Jurassic Park 3D
Director: Steven Spielberg.
Cast: Sam Neill, Laura Dern, Jeff Goldblum, Richard Attenborough, Joseph Mazzello, Ariana Richards, Wayne Knight, Samuel L Jackson.
WE take computer-generated imagery (CGI) for granted these days, but there was a moment in 1993 when it dawned as the future of film-making, laid out on the big screen for all to see in a single moment of wonder.
That moment was when the power of pixels brought the long-extinct brachiosaurus back to life to casually walk across a green pasture and eat from the tallest trees in Speilberg's box office-busting and ground-breaking Jurassic Park.
Like Dr Alan Grant (Neill) and Dr Ellie Sattler (Dern) in that particular scene, audiences were stunned - the awe portrayed by those two characters mirrored the reaction of those looking up at the big screen in darkened theatres around the world.
It was a jaw-dropping, magical moment. Sure, CGI had been used before, as far back as Tron and The Last Starfighter, and more recently in The Abyss and Terminator 2: Judgment Day.
But here was a photo-realistic dinosaur. In broad daylight. No jerky stop-motion, "go motion", or in-camera trickery. It was as if they'd found a brachiosaurus and put it on the screen.
Here was a long-dead creature brought back to life through the powers of science in a film about long-dead creatures being brought back to life through the powers of science. It was a perfect storm of the technology not only catching up with the ideas, but featuring in the right idea. No wonder the film broke all box office records, and was the biggest grossing film in the world until Titanic came along four years later and sank it.
Twenty years on, without that context of the thrill of the new, Jurassic Park exists now as one of the pinnacles of popcorn cinema - a terrific thrill ride that is more than just the sum of its special effects.
Re-released in 3D for its anniversary (an effect which proves unnecessary but not distractingly so), it's a delight to see this back on the big screen, if only to remind us all of how good the film is.
Its high concept kick-off remains tantalising. What if we could bring back dinosaurs? And from that springboard, Michael Crichton's novel (developed as a script by Crichton and David Koepp) spins a man-versus-nature story laced with the dangers of science, human humility, and dashes of Crichton's directorial debut Westworld and its out-of-control theme park plot.
The screenplay is perfectly balanced, in spite of its much picked-at plot-holes, such as the sudden appearance of a steep drop into the T-Rex paddock, or how the T-Rex manages to sneak up on the heroes in the film's climax. Spielberg, who would follow this with its polar opposite Schindler's List, takes the script's ups and downs in his stride, his pacing and tone not that dissimilar to his work on Raiders Of The Lost Ark.

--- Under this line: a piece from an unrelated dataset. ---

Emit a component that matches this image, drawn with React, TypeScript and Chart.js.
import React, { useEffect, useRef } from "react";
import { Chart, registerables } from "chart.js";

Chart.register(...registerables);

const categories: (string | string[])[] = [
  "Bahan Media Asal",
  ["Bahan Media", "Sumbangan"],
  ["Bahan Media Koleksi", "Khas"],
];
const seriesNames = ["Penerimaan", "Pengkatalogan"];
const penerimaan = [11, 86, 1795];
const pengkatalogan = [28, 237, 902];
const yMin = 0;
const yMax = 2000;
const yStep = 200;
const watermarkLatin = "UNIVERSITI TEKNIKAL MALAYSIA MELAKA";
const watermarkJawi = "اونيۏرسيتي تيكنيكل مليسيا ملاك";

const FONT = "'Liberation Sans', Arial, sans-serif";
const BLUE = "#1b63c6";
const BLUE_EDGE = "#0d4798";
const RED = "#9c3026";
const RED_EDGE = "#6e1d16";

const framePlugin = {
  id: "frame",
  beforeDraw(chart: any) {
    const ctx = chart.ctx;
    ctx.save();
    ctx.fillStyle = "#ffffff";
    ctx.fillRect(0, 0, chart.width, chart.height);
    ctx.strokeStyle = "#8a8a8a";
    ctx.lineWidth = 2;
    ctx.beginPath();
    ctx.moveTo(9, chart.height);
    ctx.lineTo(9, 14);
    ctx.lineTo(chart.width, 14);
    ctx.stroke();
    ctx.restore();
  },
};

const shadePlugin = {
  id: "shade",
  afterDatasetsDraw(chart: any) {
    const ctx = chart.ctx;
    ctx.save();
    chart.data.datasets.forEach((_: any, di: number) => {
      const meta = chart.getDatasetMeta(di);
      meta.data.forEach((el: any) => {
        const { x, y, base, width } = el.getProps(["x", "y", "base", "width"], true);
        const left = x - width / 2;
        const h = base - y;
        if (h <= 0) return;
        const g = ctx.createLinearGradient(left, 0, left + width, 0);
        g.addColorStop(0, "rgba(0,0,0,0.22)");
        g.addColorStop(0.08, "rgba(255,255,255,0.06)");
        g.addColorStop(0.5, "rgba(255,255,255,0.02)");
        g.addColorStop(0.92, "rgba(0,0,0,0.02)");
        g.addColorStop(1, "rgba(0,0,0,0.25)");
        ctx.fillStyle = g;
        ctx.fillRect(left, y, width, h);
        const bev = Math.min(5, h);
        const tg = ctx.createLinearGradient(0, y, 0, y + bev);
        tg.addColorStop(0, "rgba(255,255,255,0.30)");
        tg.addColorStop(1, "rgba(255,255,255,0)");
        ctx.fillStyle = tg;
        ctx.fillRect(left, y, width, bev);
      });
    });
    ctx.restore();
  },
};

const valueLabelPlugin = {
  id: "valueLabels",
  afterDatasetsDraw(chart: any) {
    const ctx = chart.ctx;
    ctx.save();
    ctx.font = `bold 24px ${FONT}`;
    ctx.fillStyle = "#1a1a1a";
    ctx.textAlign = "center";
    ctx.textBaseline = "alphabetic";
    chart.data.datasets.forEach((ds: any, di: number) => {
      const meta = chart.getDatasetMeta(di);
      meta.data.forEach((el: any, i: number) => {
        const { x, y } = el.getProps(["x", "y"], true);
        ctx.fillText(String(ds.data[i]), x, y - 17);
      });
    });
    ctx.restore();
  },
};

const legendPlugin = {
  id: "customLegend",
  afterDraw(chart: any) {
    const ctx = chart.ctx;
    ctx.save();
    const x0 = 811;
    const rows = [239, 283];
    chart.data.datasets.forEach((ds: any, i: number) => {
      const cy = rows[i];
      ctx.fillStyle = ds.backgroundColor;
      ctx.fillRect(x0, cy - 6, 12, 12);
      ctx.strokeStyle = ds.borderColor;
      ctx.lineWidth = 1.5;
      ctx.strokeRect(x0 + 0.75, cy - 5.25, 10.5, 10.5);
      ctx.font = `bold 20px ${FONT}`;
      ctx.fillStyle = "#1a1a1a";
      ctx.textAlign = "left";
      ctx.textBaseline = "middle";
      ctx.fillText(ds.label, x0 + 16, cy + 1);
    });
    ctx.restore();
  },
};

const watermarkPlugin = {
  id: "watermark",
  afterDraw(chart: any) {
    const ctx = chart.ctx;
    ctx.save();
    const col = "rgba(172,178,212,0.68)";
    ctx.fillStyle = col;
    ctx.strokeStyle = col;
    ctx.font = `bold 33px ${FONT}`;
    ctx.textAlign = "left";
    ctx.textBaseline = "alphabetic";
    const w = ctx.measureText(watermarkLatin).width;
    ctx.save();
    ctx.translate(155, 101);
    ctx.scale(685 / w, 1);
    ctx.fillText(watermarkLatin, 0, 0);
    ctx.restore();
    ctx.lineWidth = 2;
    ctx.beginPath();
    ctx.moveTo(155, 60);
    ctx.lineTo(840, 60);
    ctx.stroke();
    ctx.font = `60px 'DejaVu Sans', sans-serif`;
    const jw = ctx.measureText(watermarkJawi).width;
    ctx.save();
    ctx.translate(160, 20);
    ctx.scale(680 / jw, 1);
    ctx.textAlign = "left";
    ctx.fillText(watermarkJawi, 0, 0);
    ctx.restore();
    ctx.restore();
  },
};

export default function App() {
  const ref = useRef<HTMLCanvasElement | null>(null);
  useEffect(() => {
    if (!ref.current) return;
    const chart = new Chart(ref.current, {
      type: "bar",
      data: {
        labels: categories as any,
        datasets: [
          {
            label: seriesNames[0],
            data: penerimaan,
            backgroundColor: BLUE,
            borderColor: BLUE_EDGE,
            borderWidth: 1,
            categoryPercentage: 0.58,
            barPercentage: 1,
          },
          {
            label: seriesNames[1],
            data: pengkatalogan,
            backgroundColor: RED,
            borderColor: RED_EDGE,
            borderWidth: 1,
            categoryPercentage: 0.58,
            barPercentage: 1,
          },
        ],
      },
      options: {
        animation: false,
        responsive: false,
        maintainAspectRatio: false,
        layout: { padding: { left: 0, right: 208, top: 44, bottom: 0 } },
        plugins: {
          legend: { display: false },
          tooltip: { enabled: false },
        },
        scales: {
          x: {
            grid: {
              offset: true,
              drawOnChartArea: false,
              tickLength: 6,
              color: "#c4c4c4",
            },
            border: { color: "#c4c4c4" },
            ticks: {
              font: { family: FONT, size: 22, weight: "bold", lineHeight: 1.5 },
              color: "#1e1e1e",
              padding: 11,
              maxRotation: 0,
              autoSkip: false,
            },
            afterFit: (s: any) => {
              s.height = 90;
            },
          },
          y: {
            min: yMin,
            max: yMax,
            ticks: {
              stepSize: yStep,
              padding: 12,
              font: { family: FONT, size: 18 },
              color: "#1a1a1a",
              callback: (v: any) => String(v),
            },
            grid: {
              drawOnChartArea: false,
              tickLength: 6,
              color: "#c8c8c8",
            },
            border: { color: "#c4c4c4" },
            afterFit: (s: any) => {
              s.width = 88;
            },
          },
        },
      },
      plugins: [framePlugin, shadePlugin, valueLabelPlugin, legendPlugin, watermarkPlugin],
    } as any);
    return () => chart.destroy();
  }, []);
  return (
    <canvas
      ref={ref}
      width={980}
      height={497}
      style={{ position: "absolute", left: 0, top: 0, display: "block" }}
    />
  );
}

The technique he accidentally perfected in Jaws thanks to a malfunctioning shark is played out repeatedly and effectively throughout, and it's amazing how satisfying the reveal of each new and potentially dangerous creature is, which is testament to Spielberg and his editor Michael Kahn.
The script introduces its characters swiftly and cleverly - the practical, child-phobic paleontogist Dr Alan Grant (Neil), his enthusiastic and tenacious partner Dr Ellie Sattler (Dern), the charismatically odd mathematician Dr Ian Malcolm (Goldblum), and the Icarus-like visionary John Hammond (Attenborough) are all shown to us through economical but natural dialogue, intelligent performances and smart direction. Malcolm's not-so-subtle wooing of Sattler, Hammond's sudden appearance in Grant's trailer, and Grant's solution to his seatbelt problems are telling examples of the old screenwriters axiom "show, don't tell".
Maybe some of the effects aren't quite as perfect now, but it's barely noticeable and just nit-picking. When that T-Rex appears out of the stormy darkness, it's still one of the most awe-inspiring sights cinema provided in the '90s, if not ever. And maybe Dern's acting is a tad over-the-top, and the film plays a little loose with the science, but Jurassic Park is a how-to guide for structuring a multi-character disaster film.
That fact often gets ignored in the face of the mind-blowing special effects, but if this was merely a movie with pixel-perfect dinosaurs, I doubt we'd care about it as much 20 years on.